Decent Americans don’t need unity with people disconnected from reality. (Think QAnon)
Decent Americans don’t need unity with unrepentant racists.
"Watching the same people," wrote Pavlovitz, "who violently objected to athletes of color kneeling silently before a football game, or to disparate Americans marching to affirm the values of black lives, or to diverse Americans standing together to condemn the assassinations by police of human beings of color-- now so casually brush off or completely ignore the violent white mobs at the Capitol has been grief-worthy. These phony ANTIFA false equivalencies and Black Lives Matter whataboutisms, illustrate how deeply embedded into so many people’s psyches racial prejudice is, and this moment must be a time when we confront it and do not shy away from it under the pretense of ceremonial unity. Proud Boys don’t deserve unity. Boogaloo Boys don’t deserve unity. Klansmen without robes and hoods don’t. Black lives merit our passionate disunity with such people."
While lawmakers like Josh Hawley, Marjorie Taylor Greene, Lauren Boebert, and Mo Brooks, who are heavily implicated in the Capitol attack still hold their seats of undeserved power—unity is impossible.
While politicians like Ted Cruz, Kevin McCarthy, Jim Jordan, and Matt Gaetz continue to double down on the knowing lie of a stolen election-- there can be no unity.
While Republicans compare protests demanding that black lives not be made expendable, with an act of white terrorism intending to overthrow the Government-- unity will not be forthcoming.
America needs people to step across lines of political and religious affiliation to craft a way forward in consequential matters right now, and I want to be one of those people.
...We desperately need to unite around our shared and interdependent humanity.
Yet those needs do not supersede the elemental virtues of honesty, fairness, equity, decency and they do not override the Constitution.
The call for unity cannot entail abandoning the very heart of this nation’s laws and the solid bedrock of objective truth or the intrinsic value of all human beings.
Unity that requires us to abide terrorism or perpetuate inequity or ratify violence, isn’t unity, it’s coddling evil.
Unity between compassionate, truthful, human beings burdened to a collaborative effort at restoring our nation is essential.
Unity with unrepentant darkness is not.
America and the people who call it home or dream of calling it home, deserve better.
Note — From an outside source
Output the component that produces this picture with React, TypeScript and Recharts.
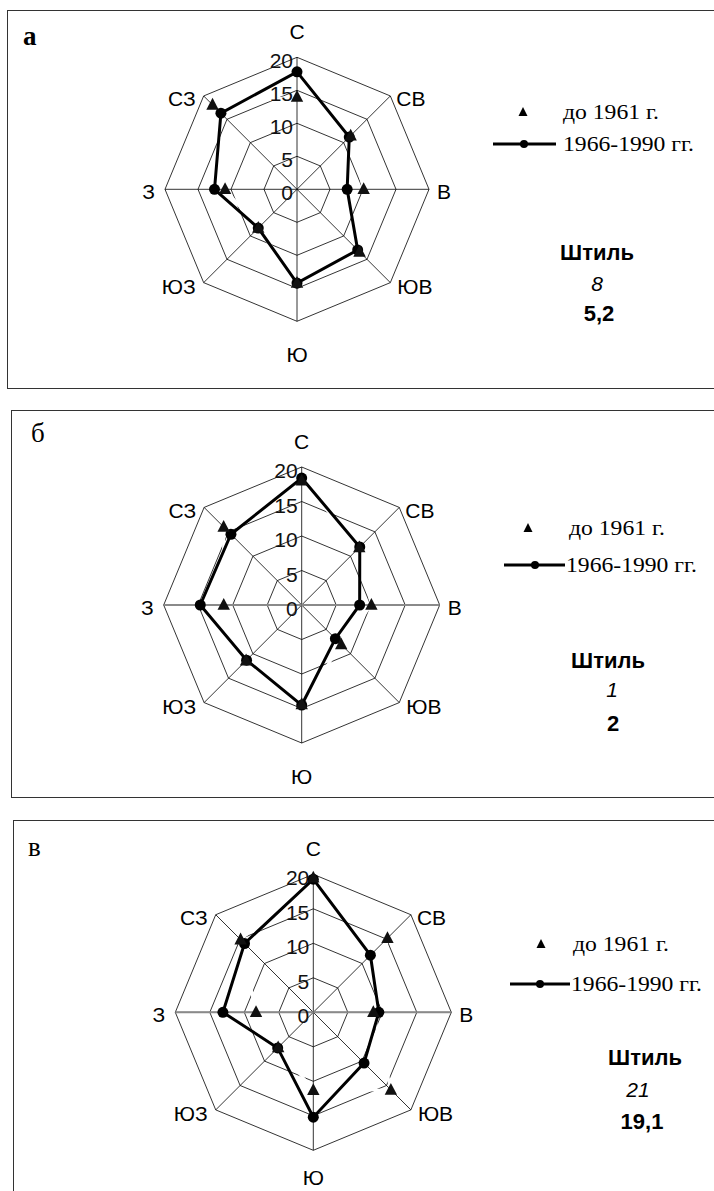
import React from 'react';
import { RadarChart, Radar, PolarGrid, PolarAngleAxis, PolarRadiusAxis } from 'recharts';

// ---- data ----
const directions = ['С', 'СВ', 'В', 'ЮВ', 'Ю', 'ЮЗ', 'З', 'СЗ'];
const radiusTicks = [0, 5, 10, 15, 20];
const seriesNames = ['до 1961 г.', '1966-1990 гг.'];
const calmLabel = 'Штиль';
const panelLetters = ['а', 'б', 'в'];

const beforeA = [14, 11.5, 10.1, 13.4, 14.2, 8.3, 10.9, 18.1];
const afterA = [17.8, 11.2, 7.6, 13.0, 14.2, 8.3, 12.5, 16.3];
const calmA = ['8', '5,2'];

const beforeB = [18, 11.8, 10.1, 8.1, 14.4, 11.4, 11.3, 16];
const afterB = [18.4, 11.9, 8.4, 6.9, 14.5, 11.3, 14.7, 14.5];
const calmB = ['1', '2'];

const beforeV = [19.5, 15.2, 8.7, 15.9, 11.3, 7.2, 8.3, 14.9];
const afterV = [19.3, 11.7, 9.5, 10.4, 15.2, 7.3, 13.1, 14.1];
const calmV = ['21', '19,1'];

const SANS = 'Arial, "Liberation Sans", sans-serif';
const SERIF = '"Times New Roman", "Liberation Serif", serif';

function buildRows(before: number[], after: number[]) {
  return directions.map((d, i) => ({ dir: d, before: before[i], after: after[i] }));
}

function makeAngleTick(cx: number, cy: number, r: number, bottomOffset: number) {
  return (props: any) => {
    const { payload } = props;
    const i = directions.indexOf(payload.value);
    const ang = ((90 - 45 * i) * Math.PI) / 180;
    const vx = cx + r * Math.cos(ang);
    const vy = cy - r * Math.sin(ang);
    let x = vx;
    let y = vy;
    let anchor: any = 'middle';
    switch (i) {
      case 0: y = vy - 26; break;
      case 4: y = vy + bottomOffset; break;
      case 2: x = vx + 8; y = vy + 2; anchor = 'start'; break;
      case 6: x = vx - 10; y = vy + 2; anchor = 'end'; break;
      case 1: x = vx + 6; y = vy + 3; anchor = 'start'; break;
      case 3: x = vx + 7; y = vy + 4; anchor = 'start'; break;
      case 5: x = vx - 8; y = vy + 4; anchor = 'end'; break;
      case 7: x = vx - 8; y = vy + 3; anchor = 'end'; break;
    }
    return (
      <text x={x} y={y} textAnchor={anchor} dominantBaseline="central" fontFamily={SANS} fontSize={21} fill="#000">
        {payload.value}
      </text>
    );
  };
}

const radiusTick = (props: any) => {
  const { x, y, payload } = props;
  return (
    <text x={x - 4} y={y + 3.5} textAnchor="end" dominantBaseline="central" fontFamily={SANS} fontSize={21} fill="#111">
      {payload.value}
    </text>
  );
};

const triangleDot = (props: any) => {
  const { cx, cy, index } = props;
  if (cx == null || cy == null) return <g key={`t-${index}`} />;
  return <path key={`t-${index}`} d={`M${cx},${cy - 7} L${cx + 6.2},${cy + 4.8} L${cx - 6.2},${cy + 4.8} Z`} fill="#111" />;
};

const circleDot = (props: any) => {
  const { cx, cy, index } = props;
  if (cx == null || cy == null) return <g key={`c-${index}`} />;
  return <circle key={`c-${index}`} cx={cx} cy={cy} r={5.5} fill="#000" />;
};

type Panel = {
  box: { left: number; top: number; bottom: number };
  chartTop: number;
  chartH: number;
  cx: number;
  cy: number;
  r: number;
  bottomOffset: number;
  letter: string;
  letterBold: boolean;
  letterPos: { x: number; y: number };
  before: number[];
  after: number[];
  calm: string[];
  legend: { triX: number; row1: number; text1X: number; lineX1: number; lineX2: number; circX: number; row2: number; text2X: number };
  calmX: number[];
  calmY: number[];
  grayAxis: boolean;
};

const panels: Panel[] = [
  {
    box: { left: 7, top: 10, bottom: 389 },
    chartTop: 0, chartH: 395, cx: 297, cy: 189.3, r: 132, bottomOffset: 33,
    letter: panelLetters[0], letterBold: true, letterPos: { x: 23, y: 36 },
    before: beforeA, after: afterA, calm: calmA,
    legend: { triX: 523, row1: 112, text1X: 563, lineX1: 493, lineX2: 556, circX: 524, row2: 144, text2X: 563 },
    calmX: [597, 597, 599], calmY: [252, 283, 313], grayAxis: false,
  },
  {
    box: { left: 11, top: 410, bottom: 798 },
    chartTop: 400, chartH: 405, cx: 301.7, cy: 605, r: 138, bottomOffset: 33,
    letter: panelLetters[1], letterBold: false, letterPos: { x: 31, y: 433 },
    before: beforeB, after: afterB, calm: calmB,
    legend: { triX: 528, row1: 528, text1X: 569, lineX1: 504, lineX2: 565, circX: 535, row2: 565, text2X: 566 },
    calmX: [608, 612, 613], calmY: [660, 689, 723], grayAxis: true,
  },
  {
    box: { left: 13, top: 820, bottom: 1200 },
    chartTop: 810, chartH: 381, cx: 313.3, cy: 1012.3, r: 138, bottomOffset: 27,
    letter: panelLetters[2], letterBold: false, letterPos: { x: 28, y: 847 },
    before: beforeV, after: afterV, calm: calmV,
    legend: { triX: 541, row1: 944, text1X: 573, lineX1: 510, lineX2: 570, circX: 540, row2: 984, text2X: 571 },
    calmX: [645, 638, 642], calmY: [1057, 1089, 1121], grayAxis: true,
  },
];

function PanelChart({ p }: { p: Panel }) {
  const rows = buildRows(p.before, p.after);
  const cyLocal = p.cy - p.chartTop;
  return (
    <div style={{ position: 'absolute', left: 0, top: p.chartTop, width: 714, height: p.chartH }}>
      <RadarChart
        width={714}
        height={p.chartH}
        data={rows}
        cx={p.cx}
        cy={cyLocal}
        outerRadius={p.r}
        startAngle={90}
        endAngle={-270}
        margin={{ top: 0, right: 0, bottom: 0, left: 0 }}
      >
        <PolarGrid gridType="polygon" stroke="#000" strokeWidth={0.8} />
        {p.grayAxis && (
          <PolarGrid gridType="polygon" polarAngles={[0, 180]} polarRadius={[]} stroke="#8a8a8a" strokeWidth={2} />
        )}
        <PolarAngleAxis dataKey="dir" tick={makeAngleTick(p.cx, cyLocal, p.r, p.bottomOffset)} tickLine={false} axisLine={false} />
        <Radar dataKey="before" stroke="#fff" strokeWidth={3} fill="none" fillOpacity={0} dot={false} isAnimationActive={false} legendType="none" />
        <Radar dataKey="after" name={seriesNames[1]} stroke="#000" strokeWidth={3} fill="none" fillOpacity={0} dot={circleDot} isAnimationActive={false} />
        <Radar dataKey="before" name={seriesNames[0]} stroke="none" fill="none" fillOpacity={0} dot={triangleDot} isAnimationActive={false} />
        <PolarRadiusAxis
          angle={90}
          domain={[0, 20]}
          ticks={radiusTicks}
          tickCount={5}
          axisLine={false}
          tickLine={false}
          tick={radiusTick}
        />
      </RadarChart>
    </div>
  );
}

function Overlay() {
  return (
    <svg width={714} height={1191} style={{ position: 'absolute', left: 0, top: 0, pointerEvents: 'none' }}>
      {panels.map((p, k) => {
        const L = p.legend;
        return (
          <g key={k}>
            <text x={p.letterPos.x} y={p.letterPos.y} dominantBaseline="central" fontFamily={SERIF} fontSize={27} fontWeight={p.letterBold ? 'bold' : 'normal'} fill="#000">
              {p.letter}
            </text>
            <path d={`M${L.triX},${L.row1 - 5} L${L.triX + 4.5},${L.row1 + 4} L${L.triX - 4.5},${L.row1 + 4} Z`} fill="#000" />
            <text x={L.text1X} y={L.row1} dominantBaseline="central" fontFamily={SERIF} fontSize={21} textLength={96} lengthAdjust="spacingAndGlyphs" fill="#000">
              {seriesNames[0]}
            </text>
            <line x1={L.lineX1} x2={L.lineX2} y1={L.row2} y2={L.row2} stroke="#000" strokeWidth={3} />
            <circle cx={L.circX} cy={L.row2} r={4} fill="#000" />
            <text x={L.text2X} y={L.row2} dominantBaseline="central" fontFamily={SERIF} fontSize={21} textLength={131} lengthAdjust="spacingAndGlyphs" fill="#000">
              {seriesNames[1]}
            </text>
            <text x={p.calmX[0]} y={p.calmY[0]} textAnchor="middle" dominantBaseline="central" fontFamily={SANS} fontSize={22} fontWeight="bold" fill="#000">
              {calmLabel}
            </text>
            <text x={p.calmX[1]} y={p.calmY[1]} textAnchor="middle" dominantBaseline="central" fontFamily={SANS} fontSize={21} fontStyle="italic" fill="#000">
              {p.calm[0]}
            </text>
            <text x={p.calmX[2]} y={p.calmY[2]} textAnchor="middle" dominantBaseline="central" fontFamily={SANS} fontSize={22} fontWeight="bold" fill="#000">
              {p.calm[1]}
            </text>
          </g>
        );
      })}
    </svg>
  );
}

export default function App() {
  return (
    <div style={{ position: 'absolute', left: 0, top: 0, width: 714, height: 1191, overflow: 'hidden', background: '#fff' }}>
      {panels.map((p, k) => (
        <div
          key={k}
          style={{
            position: 'absolute',
            left: p.box.left,
            top: p.box.top,
            width: 730 - p.box.left,
            height: p.box.bottom - p.box.top,
            border: '1.5px solid #333',
            boxSizing: 'border-box',
          }}
        />
      ))}
      {panels.map((p, k) => (
        <PanelChart key={k} p={p} />
      ))}
      <Overlay />
    </div>
  );
}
Personally, I can't think of any policy which would see Mitt Romney and me on the same side. But yesterday at on on-line forum for the Economic Club of Chicago, "Governing From the Middle," he talked about "unity" in a way that makes a good deal more sense than we're hearing from other Republicans. He acknowledged that Trump will never admit that he lost a fair election, but he suggested that every elected Republican ought to be telling voters that that is precisely what happened, as a step toward bringing the country together. "You have many of the Trump supporters in elected office, senators, congresspeople, governors, continuing to say the same thing, that the election was stolen" He said that Trump "had a chance to take their message to the courts, the courts laughed them out of court. I’ve seen no evidence that suggests that there was widespread voter fraud." Romney thinks it is imperative for Republican elected officials to go on Fox and say, "You know what, I was a big Trump supporter, I was really pulling for Donald Trump, but he lost fair and square... I believe that [ an impeachment trial] is an element of unity, which I look forward to having resolved so that we can move on."